En la tercera sección (los poemarios de Tamara suelen ser tripartitos), “El libro cortado”, se nos cuenta cómo, de cierta manera, ya se había acompañado a esa madre-protagonista “a morir una vez”, rememorando a un hermano que murió muy pequeño cuando esa niña que ahora aquí dice “yo” empezaba a aprender a leer. De ese modo traza de nuevo con tiza el círculo donde atesora una práctica oral que guio siempre su escritura: la tradición judía del Talmud, esa “casa oculta de la lengua” que –con palotes lo garabateó en aquel siempre vigente El texto silencioso– “hace las veces de una gran madre callada que en su cocina tamiza la grumosa materia gramatical, con el fin de preservarla”.
Post-scriptum 2020
Casi un to be continued, así terminaba El eco…: “[…] a lo mejor / …quién te dice… / mañana empiezo una novela”. Y luego vendría, justamente, La novela de la poesía, largo y conmovedor canto de experiencia que, con su pregunta-ritornello sobre qué es “hablar de la muerte”, a su vez daría el título para su “poesía reunida” hasta el 2012 que editó Adriana Hidalgo. Tiempo después, tras un pícaro “pase” psi e intratextual en El libro de los divanes (2014) y un análisis de ciertes poetas y novelistas contemporánees que, según ella, “escriben con lo que hay” (Una intimidad inofensiva, 2016), en 2018 apareció por fin lo que podría concebirse como una novela de género fluido, un relato mutante entre la autobiografía y el análisis textual inmanente (a la manera de los formalistas rusos): El libro de Tamar, donde a partir de un viejo poema anagramático que alguna vez su ex-marido, el también autor culto y ya fallecido Héctor Libertella, le deslizó bajo la puerta, propone, sobre la sutura sinuosa de lo privado y lo público, una exégesis de los pliegues multisensoriales de la letra en tándem con una lúcida mirada sobre buena parte de la historia reciente de nuestro campo literario (“porque nací en una generación”), a veces a través de los avatares afectivo-intelectuales de otros célebres talleres matrimoniales: Sylvia Plath y Ted Hughes, Julia Kristeva y Philippe Sollers, Josefina Ludmer y Ricardo Piglia.

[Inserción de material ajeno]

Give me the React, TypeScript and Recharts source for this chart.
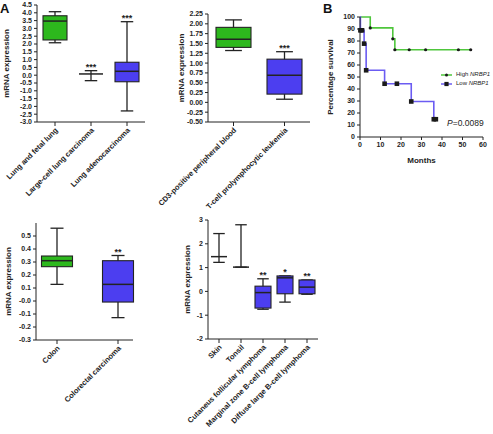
import React from 'react';
import { ComposedChart, LineChart, Bar, Line, XAxis, YAxis, LabelList, Legend } from 'recharts';

const FONT = '"Liberation Sans", Arial, sans-serif';
const GREEN = '#2db81d';
const BLUE = '#4c3ef0';
const LINE_GREEN = '#4fc63c';
const LINE_BLUE = '#6b5cf2';
const INK = '#232323';

// A, lung
const lungNames = ['Lung and fetal lung', 'Large-cell lung carcinoma', 'Lung adenocarcinoma'];
const lungGroup = ['normal', 'tumour', 'tumour'];
const lungMin = [2.08, -0.35, -2.29];
const lungQ1 = [2.26, 0.08, -0.42];
const lungMed = [3.47, 0.08, 0.25];
const lungQ3 = [3.81, 0.08, 0.83];
const lungMax = [4.07, 0.29, 3.43];
const lungSig = ['', '***', '***'];
const lungTicks = [-3, -2.5, -2, -1.5, -1, -0.5, 0, 0.5, 1, 1.5, 2, 2.5, 3, 3.5, 4, 4.5];
const lungTickLabels = ['-3.0', '-2.5', '-2.0', '-1.5', '-1.0', '-0.5', '0.0', '0.5', '1.0', '1.5', '2.0', '2.5', '3.0', '3.5', '4.0', '4.5'];

// A, blood
const bloodNames = ['CD3-positive peripheral blood', 'T-cell prolymphocytic leukemia'];
const bloodGroup = ['normal', 'tumour'];
const bloodMin = [1.32, 0.08];
const bloodQ1 = [1.4, 0.21];
const bloodMed = [1.61, 0.69];
const bloodQ3 = [1.91, 1.1];
const bloodMax = [2.1, 1.29];
const bloodSig = ['', '***'];
const bloodTicks = [-0.5, -0.25, 0, 0.25, 0.5, 0.75, 1, 1.25, 1.5, 1.75, 2, 2.25];
const bloodTickLabels = ['-0.50', '-0.25', '0.00', '0.25', '0.50', '0.75', '1.00', '1.25', '1.50', '1.75', '2.00', '2.25'];

// A, colon
const colonNames = ['Colon', 'Colorectal carcinoma'];
const colonGroup = ['normal', 'tumour'];
const colonMin = [0.128, -0.128];
const colonQ1 = [0.264, -0.008];
const colonMed = [0.31, 0.128];
const colonQ3 = [0.346, 0.31];
const colonMax = [0.56, 0.35];
const colonSig = ['', '**'];
const colonTicks = [-0.3, -0.2, -0.1, 0, 0.1, 0.2, 0.3, 0.4, 0.5];
const colonTickLabels = ['-0.3', '-0.2', '-0.1', '-0.0', '0.1', '0.2', '0.3', '0.4', '0.5'];

// A, lymphoma
const lymphNames = ['Skin', 'Tonsil', 'Cutaneus follicular lymphoma', 'Marginal zone B-cell lymphoma', 'Diffuse large B-cell lymphoma'];
const lymphGroup = ['normal', 'normal', 'tumour', 'tumour', 'tumour'];
const lymphMin = [1.22, 1.02, -0.75, -0.45, -0.12];
const lymphQ1 = [1.46, 1.02, -0.7, -0.1, -0.1];
const lymphMed = [1.46, 1.02, -0.05, 0.57, 0.18];
const lymphQ3 = [1.46, 1.02, 0.22, 0.65, 0.48];
const lymphMax = [2.43, 2.8, 0.53, 0.65, 0.48];
const lymphSig = ['', '', '**', '*', '**'];
const lymphTicks = [-2, -1, 0, 1, 2, 3];
const lymphTickLabels = ['-2', '-1', '0', '1', '2', '3'];

// B, survival
const highMonths = [0, 5, 16, 17, 24, 32, 48, 54];
const highSurv = [100, 90.9, 81.8, 72.7, 72.7, 72.7, 72.7, 72.7];
const lowMonths = [0, 0.2, 1, 2, 3, 12, 18, 25, 36, 37];
const lowSurv = [100, 88.9, 88.9, 77.8, 55.6, 44.4, 44.4, 29.6, 14.8, 14.8];
const monthTicks = [0, 10, 20, 30, 40, 50, 60];
const survTicks = [0, 10, 20, 30, 40, 50, 60, 70, 80, 90, 100];

const buildRows = (names: string[], group: string[], min: number[], q1: number[], med: number[], q3: number[], max: number[], sig: string[]) =>
  names.map((name, i) => ({ name, group: group[i], min: min[i], q1: q1[i], median: med[i], q3: q3[i], max: max[i], sig: sig[i] }));

const lungRows = buildRows(lungNames, lungGroup, lungMin, lungQ1, lungMed, lungQ3, lungMax, lungSig);
const bloodRows = buildRows(bloodNames, bloodGroup, bloodMin, bloodQ1, bloodMed, bloodQ3, bloodMax, bloodSig);
const colonRows = buildRows(colonNames, colonGroup, colonMin, colonQ1, colonMed, colonQ3, colonMax, colonSig);
const lymphRows = buildRows(lymphNames, lymphGroup, lymphMin, lymphQ1, lymphMed, lymphQ3, lymphMax, lymphSig);

const highData = highMonths.map((month, i) => ({ month, surv: highSurv[i] }));
const lowData = lowMonths.map((month, i) => ({ month, surv: lowSurv[i] }));

const rangeKey = (d: any) => [d.min, d.max];

const BoxShape = (props: any) => {
  const { x, y, width, height, payload, capRatio } = props;
  if (x == null || !payload) return <g />;
  const top = Math.min(y, y + height);
  const h = Math.abs(height);
  const py = (v: number) => top + (h * (payload.max - v)) / (payload.max - payload.min);
  const cx = x + width / 2;
  const cap = (width * capRatio) / 2;
  const flat = payload.q1 === payload.q3;
  const fill = payload.group === 'normal' ? GREEN : BLUE;
  return (
    <g stroke={INK} strokeWidth={1.3} fill="none">
      <line x1={cx} x2={cx} y1={py(payload.max)} y2={py(payload.min)} />
      <line x1={cx - cap} x2={cx + cap} y1={py(payload.max)} y2={py(payload.max)} />
      <line x1={cx - cap} x2={cx + cap} y1={py(payload.min)} y2={py(payload.min)} />
      {flat ? (
        <line x1={x} x2={x + width} y1={py(payload.median)} y2={py(payload.median)} strokeWidth={1.5} />
      ) : (
        <>
          <rect x={x} y={py(payload.q3)} width={width} height={py(payload.q1) - py(payload.q3)} fill={fill} strokeWidth={1.1} />
          <line x1={x} x2={x + width} y1={py(payload.median)} y2={py(payload.median)} strokeWidth={1.5} />
        </>
      )}
    </g>
  );
};

const SigLabel = (props: any) => {
  const vb = props.viewBox && props.viewBox.x != null ? props.viewBox : props;
  const { x, y, width, height } = vb;
  if (!props.value || x == null) return <g />;
  const top = Math.min(y, y + (height || 0));
  return (
    <text x={x + width / 2} y={top - 1} textAnchor="middle" fontSize={9} fontWeight="bold" fill={INK} fontFamily={FONT}>
      {props.value}
    </text>
  );
};

const SlantTick = (props: any) => {
  const { x, y, payload } = props;
  const ax = x + 1.5;
  const ay = y + 1;
  return (
    <text
      x={ax}
      y={ay}
      dy="0.35em"
      textAnchor="end"
      transform={`rotate(-45 ${ax} ${ay})`}
      fontSize={7.5}
      fontWeight="bold"
      fill={INK}
      fontFamily={FONT}
    >
      {payload.value}
    </text>
  );
};

const tickStyle = { fontSize: 7, fontWeight: 'bold', fill: INK, fontFamily: FONT };
const axisLabelStyle = { fontSize: 8, fontWeight: 'bold', fill: INK, fontFamily: FONT, textAnchor: 'middle' };

type BoxPanelProps = {
  rows: any[];
  ticks: number[];
  tickLabels: string[];
  domain: [number, number];
  left: number;
  top: number;
  width: number;
  height: number;
  margin: { top: number; right: number; left: number; bottom: number };
  yAxisWidth: number;
  xAxisHeight: number;
  labelOffset: number;
  barSize: number;
  capRatio: number;
  padding?: { left: number; right: number };
};

function BoxPanel(p: BoxPanelProps) {
  return (
    <div style={{ position: 'absolute', left: p.left, top: p.top }}>
      <ComposedChart width={p.width} height={p.height} data={p.rows} margin={p.margin}>
        <XAxis
          dataKey="name"
          type="category"
          height={p.xAxisHeight}
          interval={0}
          tick={<SlantTick />}
          tickSize={4}
          stroke={INK}
          padding={p.padding ?? { left: 0, right: 0 }}
        />
        <YAxis
          type="number"
          domain={p.domain}
          ticks={p.ticks}
          interval={0}
          width={p.yAxisWidth}
          tickSize={3}
          tickMargin={2}
          stroke={INK}
          tick={tickStyle}
          tickFormatter={(v: number) => p.tickLabels[p.ticks.indexOf(v)] ?? String(v)}
          allowDataOverflow
          label={{ value: 'mRNA expression', angle: -90, position: 'insideLeft', offset: p.labelOffset, style: axisLabelStyle }}
        />
        <Bar
          dataKey={rangeKey}
          barSize={p.barSize}
          isAnimationActive={false}
          shape={(s: any) => <BoxShape {...s} capRatio={p.capRatio} />}
        >
          <LabelList dataKey="sig" content={SigLabel} />
        </Bar>
      </ComposedChart>
    </div>
  );
}

const HighDot = (props: any) => {
  const { cx, cy, index } = props;
  if (index === 0 || cx == null) return <g key={`h${index}`} />;
  return <circle key={`h${index}`} cx={cx} cy={cy} r={1.6} fill="#1a1a1a" />;
};

const LowDot = (props: any) => {
  const { cx, cy, index } = props;
  if (index === 0 || cx == null) return <g key={`l${index}`} />;
  return <rect key={`l${index}`} x={cx - 2.3} y={cy - 2.3} width={4.6} height={4.6} fill="#1a1a1a" />;
};

const SurvivalLegend = (props: any) => {
  const items = props.payload || [];
  return (
    <div style={{ fontFamily: FONT, fontSize: 6, color: INK, lineHeight: '9.3px' }}>
      {items.map((entry: any) => (
        <div key={entry.value} style={{ display: 'flex', alignItems: 'center', whiteSpace: 'nowrap', height: 9.3 }}>
          <svg width={11} height={8} style={{ marginRight: 4, flex: 'none' }}>
            <line x1={0} x2={11} y1={4} y2={4} stroke={entry.color} strokeWidth={1.5} />
            {entry.value === 'High' ? (
              <circle cx={5.5} cy={4} r={1.5} fill="#1a1a1a" />
            ) : (
              <rect x={3.4} y={1.9} width={4.2} height={4.2} fill="#1a1a1a" />
            )}
          </svg>
          <span>
            {entry.value} <i>NRBP1</i>
          </span>
        </div>
      ))}
    </div>
  );
};

export default function App() {
  return (
    <div style={{ position: 'absolute', left: 0, top: 0, width: 493, height: 434, background: '#fff', fontFamily: FONT, overflow: 'hidden' }}>
      <div style={{ position: 'absolute', left: 0, top: 1, fontSize: 13, fontWeight: 'bold', color: '#111' }}>A</div>
      <div style={{ position: 'absolute', left: 323, top: 1, fontSize: 13, fontWeight: 'bold', color: '#111' }}>B</div>

      <BoxPanel
        rows={lungRows}
        ticks={lungTicks}
        tickLabels={lungTickLabels}
        domain={[-3, 4.5]}
        left={0}
        top={0}
        width={160}
        height={220}
        margin={{ top: 5, right: 15, left: 0, bottom: 0 }}
        yAxisWidth={37}
        xAxisHeight={98}
        labelOffset={6}
        barSize={24}
        capRatio={0.52}
      />

      <BoxPanel
        rows={bloodRows}
        ticks={bloodTicks}
        tickLabels={bloodTickLabels}
        domain={[-0.5, 2.25]}
        left={150}
        top={0}
        width={175}
        height={220}
        margin={{ top: 14, right: 15, left: 20, bottom: 0 }}
        yAxisWidth={38}
        xAxisHeight={98}
        labelOffset={11}
        barSize={35}
        capRatio={0.48}
      />

      <BoxPanel
        rows={colonRows}
        ticks={colonTicks}
        tickLabels={colonTickLabels}
        domain={[-0.3, 0.6]}
        left={0}
        top={215}
        width={160}
        height={219}
        margin={{ top: 8, right: 27, left: 0, bottom: 0 }}
        yAxisWidth={36}
        xAxisHeight={94}
        labelOffset={8}
        barSize={31}
        capRatio={0.42}
        padding={{ left: -9.5, right: -15.5 }}
      />

      <BoxPanel
        rows={lymphRows}
        ticks={lymphTicks}
        tickLabels={lymphTickLabels}
        domain={[-2, 3]}
        left={150}
        top={215}
        width={180}
        height={219}
        margin={{ top: 5, right: 12, left: 20, bottom: 0 }}
        yAxisWidth={38}
        xAxisHeight={95}
        labelOffset={17}
        barSize={16}
        capRatio={0.72}
      />

      <div style={{ position: 'absolute', left: 320, top: 0 }}>
        <LineChart width={173} height={170} margin={{ top: 17, right: 10, left: 0, bottom: 0 }}>
          <XAxis
            type="number"
            dataKey="month"
            domain={[0, 60]}
            ticks={monthTicks}
            interval={0}
            height={33}
            tickSize={3}
            stroke={INK}
            tick={tickStyle}
            label={{ value: 'Months', position: 'insideBottom', offset: 7, style: axisLabelStyle }}
          />
          <YAxis
            type="number"
            dataKey="surv"
            domain={[0, 100]}
            ticks={survTicks}
            interval={0}
            width={40}
            tickSize={3}
            tickMargin={2}
            stroke={INK}
            tick={tickStyle}
            label={{ value: 'Percentage survival', angle: -90, position: 'insideLeft', offset: 10, style: axisLabelStyle }}
          />
          <Line
            name="High"
            data={highData}
            dataKey="surv"
            type="stepAfter"
            stroke={LINE_GREEN}
            strokeWidth={1.6}
            dot={HighDot}
            activeDot={false}
            isAnimationActive={false}
          />
          <Line
            name="Low"
            data={lowData}
            dataKey="surv"
            type="stepAfter"
            stroke={LINE_BLUE}
            strokeWidth={1.6}
            dot={LowDot}
            activeDot={false}
            isAnimationActive={false}
          />
          <Legend
            layout="vertical"
            align="center"
            verticalAlign="middle"
            content={SurvivalLegend}
            wrapperStyle={{ left: 121, top: 70, width: 50 }}
          />
        </LineChart>
        <div style={{ position: 'absolute', left: 127, top: 118, fontSize: 8.5, color: INK, whiteSpace: 'nowrap' }}>
          <i>P</i>=0.0089
        </div>
      </div>
    </div>
  );
}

Si en las voces populares del tango y el refrán, o en la asociación libre del psicoanálisis o el chat, suele hallarse inesperado material poético, al bordar esos fragmentos con la espumosa memoria de la cultura escrita, entonces el poema resultante suele sin querer aparecer en la cartera o el morral: ¿un recuerdo de mamá? (¿y es verdad que hay una sola?). En medio de la pandemia, con tanto corte de flujos de seres y cosas, no ha sido posible aún que llegue hasta Mendoza el último libro de esta autora que, al parecer, no hay quien la pare: Libros chiquitos (2020), editado por Ampersand, desde ya no invita a abrirlo ni en pdf ni en google books. Por el contrario, convida a esperar acobijarse en el reflujo de su lectura junto a esos íntimos objetos de amor a los que alude y que, como una ola… ola… ola…, no dejan de recordar esos mismos que Tamara cada tanto nos suele dar.
Gastón O. Bandes
Agosto de 2020
Gastón O. Bandes (Mendoza, 1977) publicó “Misiones” (Carbónico, 2010), “El guanaco” (Babeuf, 2015), “Tratado de Melancolía” (2020), y artículos y ensayos para distintos medios de su provincia; co-editó también las antologías “13” (Protocultura, 2005) y “Desertikón” (Eloísa Cartonera, 2009). Es docente, organiza ciclos de lecturas y talleres y ha participado en algunas performances. Desde 2020, gestiona la editorial Laboratorio Oscuro.